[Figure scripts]
((

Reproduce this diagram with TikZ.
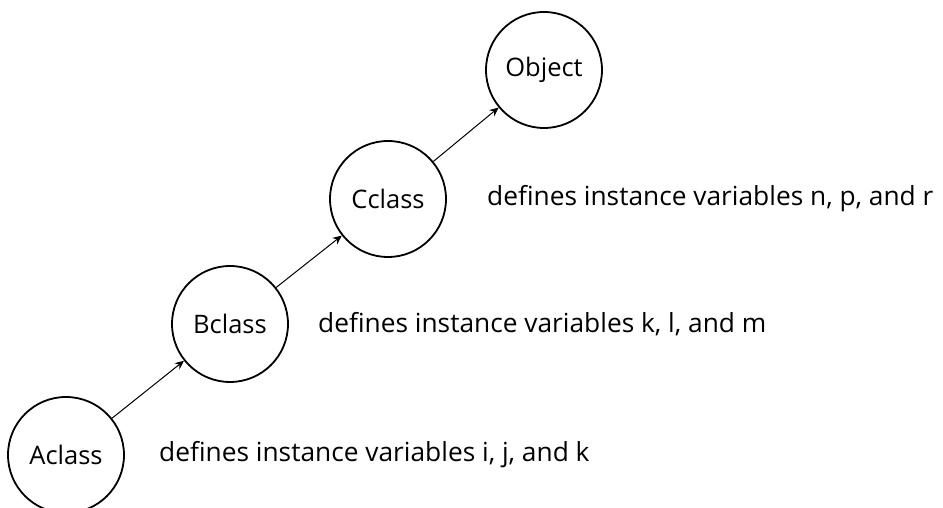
\documentclass[tikz,border=0pt]{standalone}
\usepackage{fontspec}
\setmainfont{Open Sans}
\usetikzlibrary{arrows.meta}
\begin{document}
\begin{tikzpicture}[x=1pt,y=1pt,
  cls/.style={draw, circle, line width=1.8pt, minimum size=116pt, inner sep=0pt, font=\fontsize{25.5}{30}\selectfont},
  lbl/.style={anchor=west, inner sep=0pt, font=\fontsize{26.3}{30}\selectfont},
  arr/.style={-{Stealth[length=9pt,width=8pt,inset=3pt]}, line width=1pt}]
\useasboundingbox (0,0) rectangle (943,508);
\node[cls] (O) at (544,438) {Object};
\node[cls] (C) at (388,309) {Cclass};
\node[cls] (B) at (230,184) {Bclass};
\node[cls] (A) at (66,53) {Aclass};
\node[lbl] (tC) at (487,309) {defines instance variables n, p, and r};
\node[lbl] (tB) at (318,184) {defines instance variables k, l, and m};
\node[lbl] (tA) at (159,53) {defines instance variables i, j, and k};
\draw[arr] (A) -- (B);
\draw[arr] (B) -- (C);
\draw[arr] (C) -- (O);
\end{tikzpicture}
\end{document}
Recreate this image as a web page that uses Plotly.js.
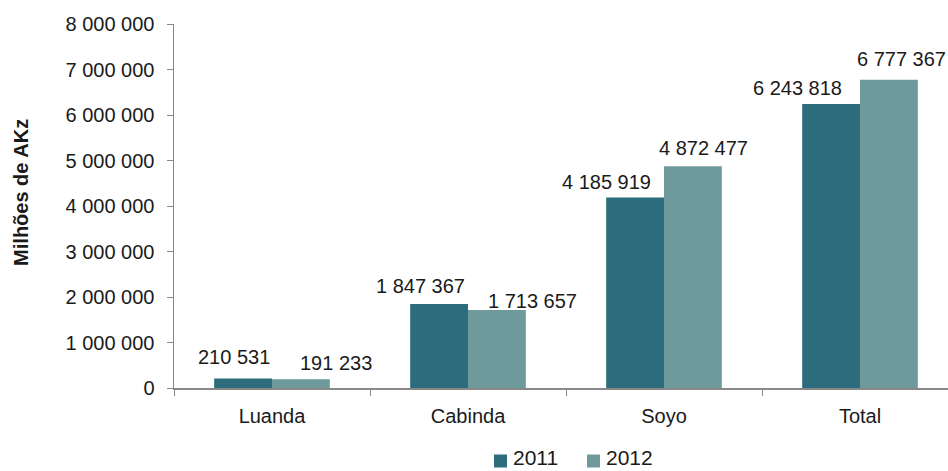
<!DOCTYPE html>
<html><head><meta charset="utf-8">
<script src="https://cdn.plot.ly/plotly-3.0.1.min.js"></script>
<style>html,body{margin:0;padding:0;background:#fff}</style>
</head><body><div id="c" style="width:948px;height:471px"></div>
<script>
const categories = ["Luanda", "Cabinda", "Soyo", "Total"];
const seriesNames = ["2011", "2012"];
const seriesColors = ["#2C6C7C", "#6E9A9C"];
const values2011 = [210531, 1847367, 4185919, 6243818];
const values2012 = [191233, 1713657, 4872477, 6777367];
const labels2011 = ["210 531", "1 847 367", "4 185 919", "6 243 818"];
const labels2012 = ["191 233", "1 713 657", "4 872 477", "6 777 367"];
const yTickVals = [0, 1000000, 2000000, 3000000, 4000000, 5000000, 6000000, 7000000, 8000000];
const yTickText = ["0", "1 000 000", "2 000 000", "3 000 000", "4 000 000", "5 000 000", "6 000 000", "7 000 000", "8 000 000"];

// label placement (pixel nudges, as in the original)
const dx2011 = [-9, -19, -29, -34], dx2012 = [35, 35, 10, 12];
const gap2011 = [14, 11, 9, 9], gap2012 = [9, 2, 11, 14];
const halfBar = 29;

const W = 948, H = 471, ML = 174, MT = 24, MB = 83;
const PW = W - ML, PH = H - MT - MB;
const px = v => (v - ML) / PW;          // pixel -> paper x
const py = v => (H - MB - v) / PH;      // pixel -> paper y

const FAM = "Liberation Sans, Arial, sans-serif";
const font = {family: FAM, size: 20, color: "#1a1a1a"};
const traces = [
  {type: "bar", name: seriesNames[0], x: categories, y: values2011,
   marker: {color: seriesColors[0]}},
  {type: "bar", name: seriesNames[1], x: categories, y: values2012,
   marker: {color: seriesColors[1]}}
];
const annotations = [];
const shapes = [];
const DESC = 6;
categories.forEach((c, i) => {
  annotations.push({x: c, y: values2011[i], xref: "x", yref: "y", text: labels2011[i],
    showarrow: false, xanchor: "center", yanchor: "bottom", font: font,
    xshift: -halfBar + dx2011[i], yshift: gap2011[i] - DESC});
  annotations.push({x: c, y: values2012[i], xref: "x", yref: "y", text: labels2012[i],
    showarrow: false, xanchor: "center", yanchor: "bottom", font: font,
    xshift: halfBar + dx2012[i], yshift: gap2012[i] - DESC});
});
annotations.push({xref: "paper", yref: "paper", x: 0, y: 0.536, xshift: -153,
  xanchor: "center", yanchor: "middle", textangle: -90, showarrow: false,
  text: "<b>Milhões de AKz</b>", font: {family: FAM, size: 20, color: "#1a1a1a"}});

// legend (drawn manually to match the original placement)
const legendX = [494, 587], legendSqMid = 461, sq = 13, legendBottom = 470.5;
seriesNames.forEach((n, k) => {
  shapes.push({type: "rect", xref: "paper", yref: "paper",
    x0: px(legendX[k]), x1: px(legendX[k] + sq), y0: py(legendSqMid + 6.5), y1: py(legendSqMid - 6.5),
    fillcolor: seriesColors[k], line: {width: 0}});
  annotations.push({xref: "paper", yref: "paper", x: px(legendX[k] + sq + 4), y: py(legendBottom),
    xanchor: "left", yanchor: "bottom", showarrow: false, text: n,
    font: {family: FAM, size: 21, color: "#1a1a1a"}});
});

const layout = {
  width: W, height: H,
  margin: {l: ML, r: 0, t: MT, b: MB},
  paper_bgcolor: "#fff", plot_bgcolor: "#fff",
  font: font,
  barmode: "group", bargap: 0.41, bargroupgap: 0,
  xaxis: {range: [-0.5, 3.449], showline: true, linecolor: "#888", linewidth: 1.5,
          ticks: "outside", tickson: "boundaries", ticklen: 6, tickcolor: "#888",
          showgrid: false, zeroline: false, tickfont: font, ticklabelstandoff: 9},
  yaxis: {range: [0, 8000000], tickvals: yTickVals, ticktext: yTickText,
          showline: true, linecolor: "#888", linewidth: 1.5, ticks: "outside",
          ticklen: 6, tickcolor: "#888", showgrid: false, zeroline: false,
          tickfont: font, ticklabelstandoff: 8},
  annotations: annotations,
  shapes: shapes,
  showlegend: false
};
Plotly.newPlot("c", traces, layout, {displayModeBar: false, staticPlot: true});
</script></body></html>
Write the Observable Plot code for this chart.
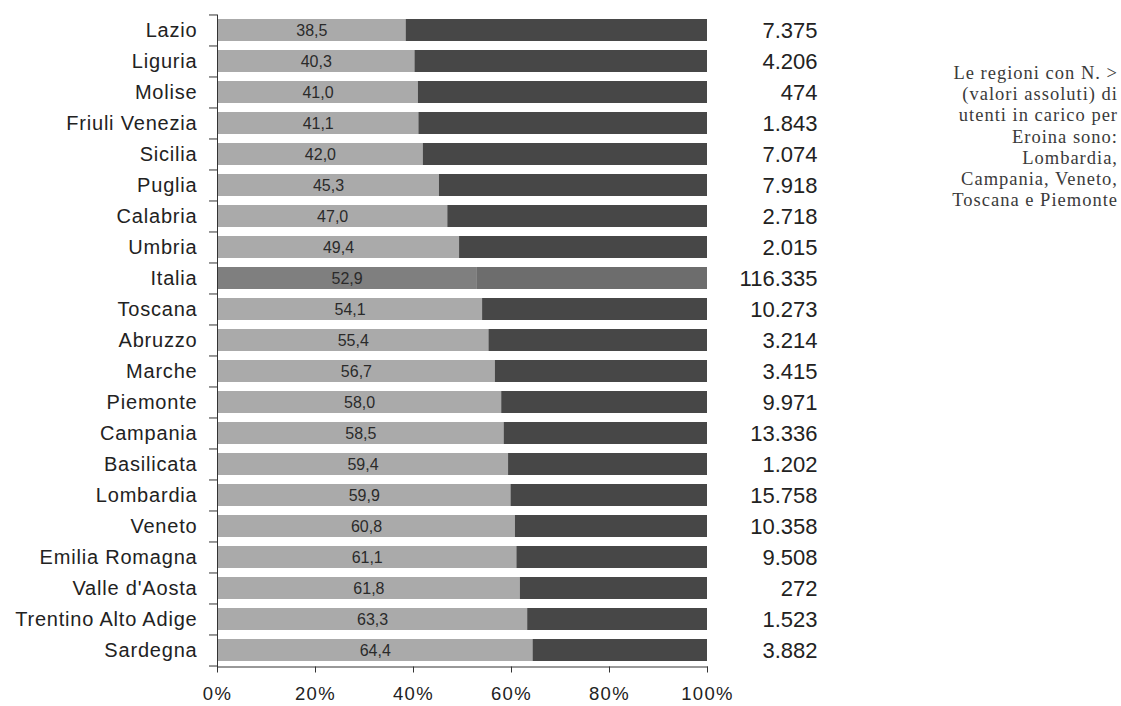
<!DOCTYPE html>
<html>
<head>
<meta charset="utf-8">
<script src="https://cdn.jsdelivr.net/npm/d3@7"></script>
<script src="https://cdn.jsdelivr.net/npm/@observablehq/plot@0.6"></script>
<style>
  html, body { margin: 0; padding: 0; background: #fff; }
  #wrap { position: relative; width: 1121px; height: 706px; }
  #note {
    position: absolute; right: 3px; top: 63px; width: 240px;
    text-align: right; font-family: "Liberation Serif", "Times New Roman", serif;
    font-size: 18.5px; letter-spacing: 1px; line-height: 21.2px; color: #3a3a3a;
  }
</style>
</head>
<body>
<div id="wrap">
  <div id="chart"></div>
  <div id="note">Le regioni con N. &gt;<br>(valori assoluti) di<br>utenti in carico per<br>Eroina sono:<br>Lombardia,<br>Campania, Veneto,<br>Toscana e Piemonte</div>
</div>
<script>
const regions = ["Lazio","Liguria","Molise","Friuli Venezia","Sicilia","Puglia","Calabria","Umbria","Italia","Toscana","Abruzzo","Marche","Piemonte","Campania","Basilicata","Lombardia","Veneto","Emilia Romagna","Valle d'Aosta","Trentino Alto Adige","Sardegna"];
const pct = [38.5,40.3,41.0,41.1,42.0,45.3,47.0,49.4,52.9,54.1,55.4,56.7,58.0,58.5,59.4,59.9,60.8,61.1,61.8,63.3,64.4];
const totals = [7375,4206,474,1843,7074,7918,2718,2015,116335,10273,3214,3415,9971,13336,1202,15758,10358,9508,272,1523,3882];
const xTicks = [0,0.2,0.4,0.6,0.8,1];

const it = d3.formatLocale({decimal: ",", thousands: ".", grouping: [3], currency: ["", "€"]});
const fmtPct = it.format(".1f");
const fmtN = it.format(",d");

const rows = regions.map((r, i) => ({region: r, pct: pct[i], total: totals[i]}));

const W = 1121, H = 706;
const mT = 14.5, mB = 39.5, mL = 217, mR = 414;
const step = (H - mT - mB) / regions.length;
const font = "'Liberation Sans', Arial, sans-serif";

const chart = Plot.plot({
  width: W, height: H,
  marginTop: mT, marginBottom: mB, marginLeft: mL, marginRight: mR,
  style: {fontFamily: font, color: "#222", background: "#fff"},
  x: {domain: [0, 1]},
  y: {domain: regions, paddingInner: 0.29, paddingOuter: 0.145},
  marks: [
    Plot.barX(rows, {y: "region", x1: 0, x2: d => d.pct / 100,
      fill: d => d.region === "Italia" ? "#7f7f7f" : "#aaaaaa"}),
    Plot.barX(rows, {y: "region", x1: d => d.pct / 100, x2: 1,
      fill: d => d.region === "Italia" ? "#6d6d6d" : "#474747"}),
    Plot.text(rows, {y: "region", x: d => d.pct / 200, text: d => fmtPct(d.pct),
      fontSize: 16, fill: "#2a2a2a", ariaLabel: "pct"}),
    Plot.text(rows, {y: "region", x: 1, text: d => fmtN(d.total),
      textAnchor: "end", dx: 110, fontSize: 22, fill: "#222", ariaLabel: "total"}),
    Plot.ruleY(regions, {y: d => d, x1: -0.0163, x2: 0, dy: -step / 2, stroke: "#333"}),
    Plot.ruleY(regions.slice(-1), {y: d => d, x1: -0.0163, x2: 0, dy: step / 2, stroke: "#333"}),
    Plot.frame({anchor: "left", stroke: "#333"}),
    Plot.frame({anchor: "bottom", stroke: "#333"}),
    Plot.axisY({tickSize: 0, tickPadding: 20, fontSize: 20, label: null, fill: "#222"}),
    Plot.axisX({ticks: xTicks, tickSize: 6, tickPadding: 14, fontSize: 18.5,
      tickFormat: d3.format(".0%"), label: null, stroke: "#333", fill: "#222"})
  ]
});
const sel = d3.select(chart);
sel.selectAll('g[aria-label="y-axis tick label"] text').style("letter-spacing", "0.8px");
sel.selectAll('g[aria-label="x-axis tick label"] text').style("letter-spacing", "1.3px");
sel.selectAll('g[aria-label="total"] text').style("letter-spacing", "1.4px");
sel.selectAll('g[aria-label="pct"] text').style("letter-spacing", "0.7px");
document.getElementById("chart").appendChild(chart);
</script>
</body>
</html>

))

With the pictures removed from your copy, retype the lines above from the one that contains "Recreate this image" through the one that contains "const halfBar = 29;", exactly.

COMPLETED TASK:
Recreate this image as a web page that uses Plotly.js.
<!DOCTYPE html>
<html><head><meta charset="utf-8">
<script src="https://cdn.plot.ly/plotly-3.0.1.min.js"></script>
<style>html,body{margin:0;padding:0;background:#fff}</style>
</head><body><div id="c" style="width:948px;height:471px"></div>
<script>
const categories = ["Luanda", "Cabinda", "Soyo", "Total"];
const seriesNames = ["2011", "2012"];
const seriesColors = ["#2C6C7C", "#6E9A9C"];
const values2011 = [210531, 1847367, 4185919, 6243818];
const values2012 = [191233, 1713657, 4872477, 6777367];
const labels2011 = ["210 531", "1 847 367", "4 185 919", "6 243 818"];
const labels2012 = ["191 233", "1 713 657", "4 872 477", "6 777 367"];
const yTickVals = [0, 1000000, 2000000, 3000000, 4000000, 5000000, 6000000, 7000000, 8000000];
const yTickText = ["0", "1 000 000", "2 000 000", "3 000 000", "4 000 000", "5 000 000", "6 000 000", "7 000 000", "8 000 000"];

// label placement (pixel nudges, as in the original)
const dx2011 = [-9, -19, -29, -34], dx2012 = [35, 35, 10, 12];
const gap2011 = [14, 11, 9, 9], gap2012 = [9, 2, 11, 14];
const halfBar = 29;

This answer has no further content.